Car comme le souligne Pacôme Thiellement : « Même si un avatar n’est pas authentiquement une personne, les émotions que cet avatar nous procure sont réelles. Et même si notre relation avec lui est une fiction, toutes les souffrances qui naissent de cette relation sont réelles. »
Comment, alors, pour les victimes de Simon Leviev ou pour Manti Teo’s, faire le deuil d’une chimère, du fait d’avoir aimé quelqu’un·e qui n’a jamais existé ?
Un petit mot pour finir ?
Loin de nous l’envie d’être moraliste-vieux-jeu en mode “Internet c’est mal, m’voyez”. Mais si on adore cette web-série, c’est parce qu’elle questionne quelque chose de profondément contemporain que l’on n’arrive encore trop peu à analyser : la porosité entre nos vies en ligne et nos vies “en vrai”.
True fact : Instagram n’est pas réel et palpable (comme une table ou une chaise), mais 40% des utilisateur·ices qui se trouvent « peu séduisant·es » estiment que ce sentiment est lié en partie à leur utilisation de ce réseau social, selon une étude citée par Pacôme Thiellement. Bref. D'irréel à IRL : fake things versus true feelings.
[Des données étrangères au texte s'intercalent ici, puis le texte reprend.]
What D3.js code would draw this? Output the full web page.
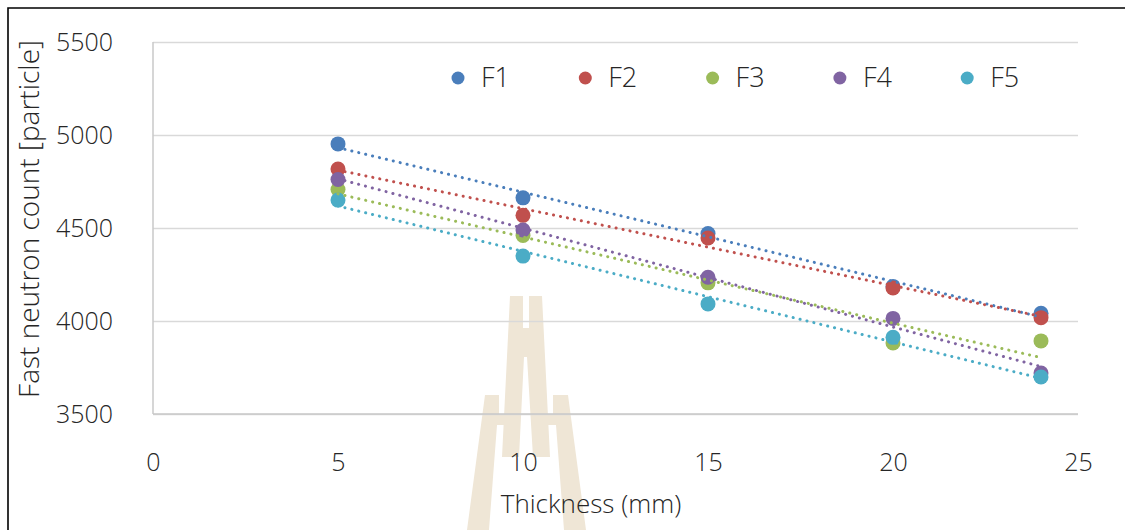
<!DOCTYPE html>
<html>
<head>
<meta charset="utf-8">
<script src="https://cdn.jsdelivr.net/npm/d3@7"></script>
<style>
  html, body { margin: 0; padding: 0; background: #fff; }
  svg { display: block; }
  text { font-family: "Open Sans", "Noto Sans", sans-serif; font-weight: 300; fill: #262626; }
</style>
</head>
<body>
<svg id="chart" width="1125" height="530"></svg>
<script>
// ---- data ----
const thickness = [5, 10, 15, 20, 24];
const seriesNames = ["F1", "F2", "F3", "F4", "F5"];
const F1 = [4952, 4662, 4470, 4186, 4042];
const F2 = [4817, 4568, 4446, 4178, 4018];
const F3 = [4707, 4460, 4205, 3882, 3893];
const F4 = [4761, 4489, 4235, 4014, 3720];
const F5 = [4650, 4349, 4092, 3912, 3699];
const seriesValues = [F1, F2, F3, F4, F5];
const seriesColors = ["#4a7ebb", "#c0504d", "#9bbb59", "#8064a2", "#4bacc6"];
const xTickValues = [0, 5, 10, 15, 20, 25];
const yTickValues = [3500, 4000, 4500, 5000, 5500];
const xTitle = "Thickness (mm)";
const yTitle = "Fast neutron count [particle]";

// ---- layout ----
const svg = d3.select("#chart");
const W = 1125, H = 530;
const plot = { left: 153, right: 1078, top: 42, bottom: 414 };
const TICK_FS = 25, XT_FS = 26, YT_FS = 28, LEG_FS = 27;

const x = d3.scaleLinear().domain([0, 25]).range([plot.left, plot.right]);
const y = d3.scaleLinear().domain([3500, 5500]).range([plot.bottom, plot.top]);

// outer border (top & left visible)
svg.append("path")
  .attr("d", `M8,${H + 5} L8,8 L${W + 5},8`)
  .attr("fill", "none").attr("stroke", "#000").attr("stroke-width", 1.6);

// watermark (decorative background logo)
const wm = svg.append("g").attr("fill", "#efe6d6");
const wmShapes = [
  [[510,296],[523,296],[523,328],[529,328],[529,296],[542,296],[550,457],[533,457],[527,357],[524,357],[519,457],[502,457]],
  [[485,395],[499,395],[499,415],[510,415],[509,425],[497,425],[489,530],[467,530]],
  [[553,395],[568,395],[586,530],[564,530],[556,425],[543,425],[542,415],[553,415]]
];
wmShapes.forEach(s => wm.append("polygon").attr("points", s.map(p => p.join(",")).join(" ")));

// gridlines
svg.append("g")
  .attr("transform", `translate(${plot.left},0)`)
  .call(d3.axisLeft(y).tickValues(yTickValues).tickSize(-(plot.right - plot.left)).tickFormat(""))
  .call(g => g.select(".domain").remove())
  .call(g => g.selectAll("line").attr("stroke", "#d9d9d9").attr("stroke-width", 1.5));

// y axis vertical line
svg.append("line")
  .attr("x1", plot.left).attr("x2", plot.left)
  .attr("y1", plot.top).attr("y2", plot.bottom)
  .attr("stroke", "#c8c8c8").attr("stroke-width", 1.5);
// x axis baseline
svg.append("line")
  .attr("x1", plot.left).attr("x2", plot.right)
  .attr("y1", plot.bottom).attr("y2", plot.bottom)
  .attr("stroke", "#c8c8c8").attr("stroke-width", 1.5);

// y tick labels
svg.append("g")
  .attr("transform", `translate(113,0)`)
  .call(d3.axisLeft(y).tickValues(yTickValues).tickSize(0).tickPadding(0).tickFormat(d3.format("d")))
  .call(g => g.select(".domain").remove())
  .call(g => g.selectAll("text")
    .attr("font-size", TICK_FS).attr("font-family", null).attr("fill", "#262626").attr("dy", "0.32em"));

// x tick labels
svg.append("g")
  .attr("transform", `translate(0,455)`)
  .call(d3.axisBottom(x).tickValues(xTickValues).tickSize(0).tickPadding(0).tickFormat(d3.format("d")))
  .call(g => g.select(".domain").remove())
  .call(g => g.selectAll("text")
    .attr("font-size", TICK_FS).attr("font-family", null).attr("fill", "#262626").attr("dy", "0.62em"));

// axis titles
svg.append("text")
  .attr("x", 591).attr("y", 513)
  .attr("text-anchor", "middle").attr("font-size", XT_FS)
  .text(xTitle);
svg.append("text")
  .attr("transform", `translate(39,219) rotate(-90)`)
  .attr("text-anchor", "middle").attr("font-size", YT_FS)
  .text(yTitle);

// points
const pts = svg.append("g");
seriesValues.forEach((vals, i) => {
  pts.selectAll(null)
    .data(vals.map((v, j) => ({ x: thickness[j], y: v })))
    .enter().append("circle")
    .attr("cx", d => x(d.x)).attr("cy", d => y(d.y))
    .attr("r", 7.5).attr("fill", seriesColors[i]);
});

// linear trendlines (least squares from the series values)
function fit(xs, ys) {
  const n = xs.length;
  const mx = d3.mean(xs), my = d3.mean(ys);
  let sxy = 0, sxx = 0;
  for (let k = 0; k < n; k++) { sxy += (xs[k] - mx) * (ys[k] - my); sxx += (xs[k] - mx) ** 2; }
  const b = sxy / sxx;
  return { a: my - b * mx, b };
}
const trend = svg.append("g");
seriesValues.forEach((vals, i) => {
  const f = fit(thickness, vals);
  const x0 = d3.min(thickness), x1 = d3.max(thickness);
  trend.append("line")
    .attr("x1", x(x0)).attr("y1", y(f.a + f.b * x0))
    .attr("x2", x(x1)).attr("y2", y(f.a + f.b * x1))
    .attr("stroke", seriesColors[i]).attr("stroke-width", 3)
    .attr("stroke-linecap", "round").attr("stroke-dasharray", "0.1,7");
});

// legend
const legend = svg.append("g");
seriesNames.forEach((name, i) => {
  const lx = 458 + i * 127.3;
  legend.append("circle").attr("cx", lx).attr("cy", 78).attr("r", 6.5).attr("fill", seriesColors[i]);
  legend.append("text").attr("x", lx + 23).attr("y", 78).attr("dy", "0.34em")
    .attr("font-size", LEG_FS).text(name);
});
</script>
</body>
</html>
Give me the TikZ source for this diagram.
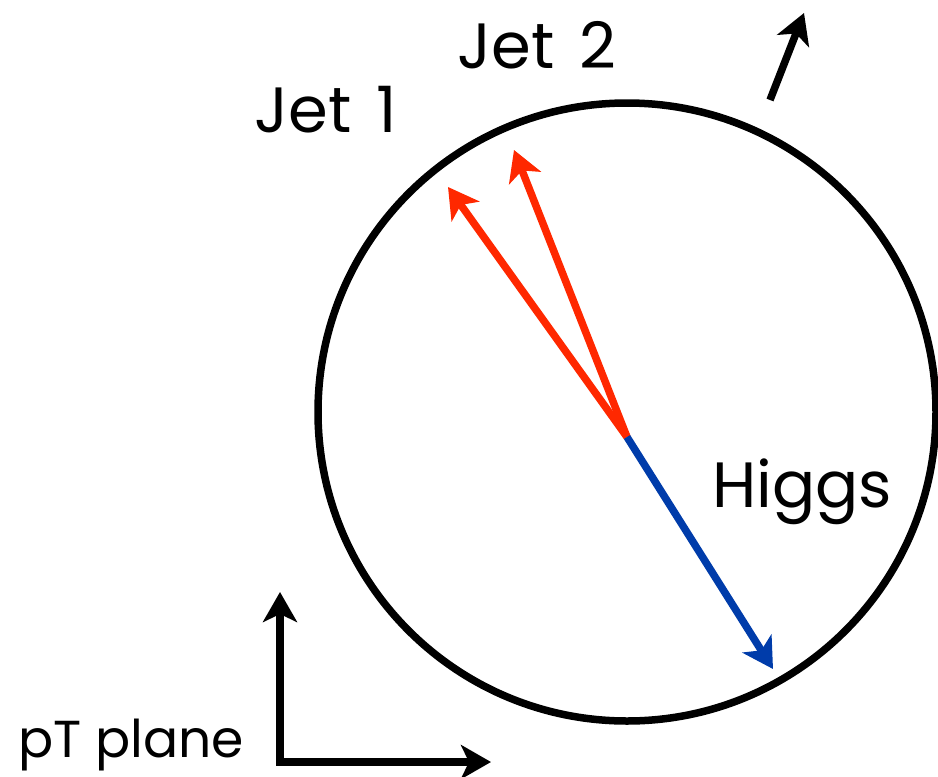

On vous laissera donc méditer sur le sujet en regardant cette chronique géniale (le premier épisode sur Marina Joyce vaut aussi vraiment le détour) - dont un nouveau numéro est à découvrir chaque mois.
Et d’ici là, kiffez autant que vous le voulez en ligne, mais n’oubliez pas de débrancher de temps en temps aussi <3.